The only thing that separates women of color from anyone else is simply opportunity. You cannot win an Emmy for roles that are simply not there.

Viola Davis made history at the Emmys on Sunday night when she won the award for Outstanding Lead Actress in a Drama Series for her role in How to Get Away With Murder.  The award show has been around for 67 years but this is the first time an African American actress has won for this category.  This was long overdue.

I was very disappointed when I read Nancy Lee Grahn’s tweets about Viola’s moving acceptance speech.  I was a fan of hers when she was on the soap opera Santa Barbara.  In her tweets, she belittled Viola. After mentioning that she has been an actress for 40 years, she wrote in a now deleted tweet, “None of us get respect or opportunity we deserve. Emmys not venue 4 racial opportunity. ALL women belittled.”

She even suggested that Viola hasn’t experienced discrimination in Hollywood.  She tweeted a fan,  “I think she’s the bees knees but she’s elite of TV performers.  Brilliant as she is.  She has never been discriminated against.”

It saddens me when women put each other down.  Nancy doesn’t know what it’s like for a person to be discriminated because of race. It took 50 years before Whoopi Goldberg became the second African American actress to win the second Oscar for Best Actress in a Supporting Role since Hattie McDaniel won the first one in 1940. And the Oscars has been around for over 80 years and it was not that long ago when Halle Berry became the first African American actress to win for Best Actress.  The talent is there but the opportunities are not.  So, winning this award was a very big deal for Viola and for Nancy to put her down instead of supporting her was in poor taste.

Nancy has since issued an apology following a backlash on the Internet.   “I never mean to diminish her accomplishment. I wish I could get her roles. She is a goddess. I want equality 4 ALL women, not just actors,” she wrote. “I apologize 2 anyone who I offended.
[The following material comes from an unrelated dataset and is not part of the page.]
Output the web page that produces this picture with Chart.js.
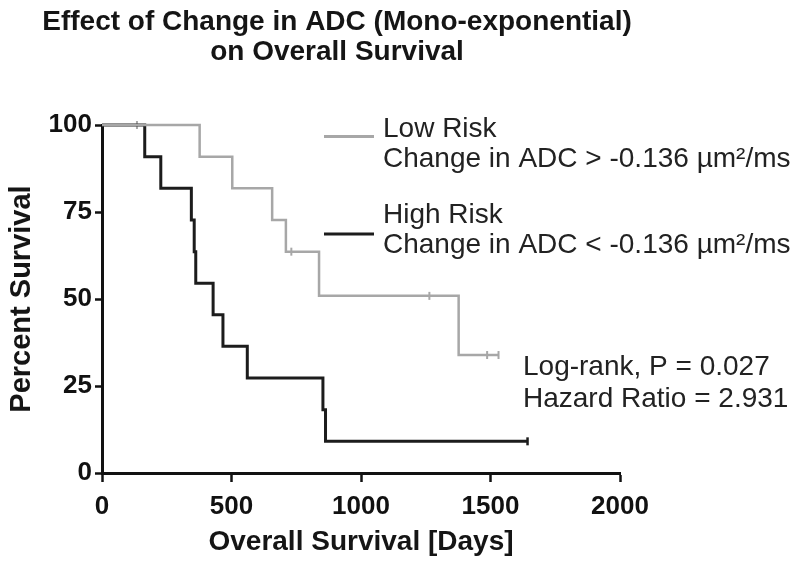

I’m women advocate since I became one. After reading responses, I hear u and my tweet was badly phrased.”  This apology was followed by another.

“I apologize for my earlier tweets and now realize I need to check my own privilege,” Grahn wrote. “My intention was not to take this historic and important moment from Viola Davis or other women of color but I realize that my intention doesn’t matter here because that is what I ended up doing. I learned a lot tonight and I admit that there are still some things I don’t understand but I am trying to and will let this be a learning experience for me.”

I hope that she has learned from this and will be careful not to use social media to tear another person down.  Some things are better kept to yourself.

Notes to Women congratulates Viola Davis on her historic win.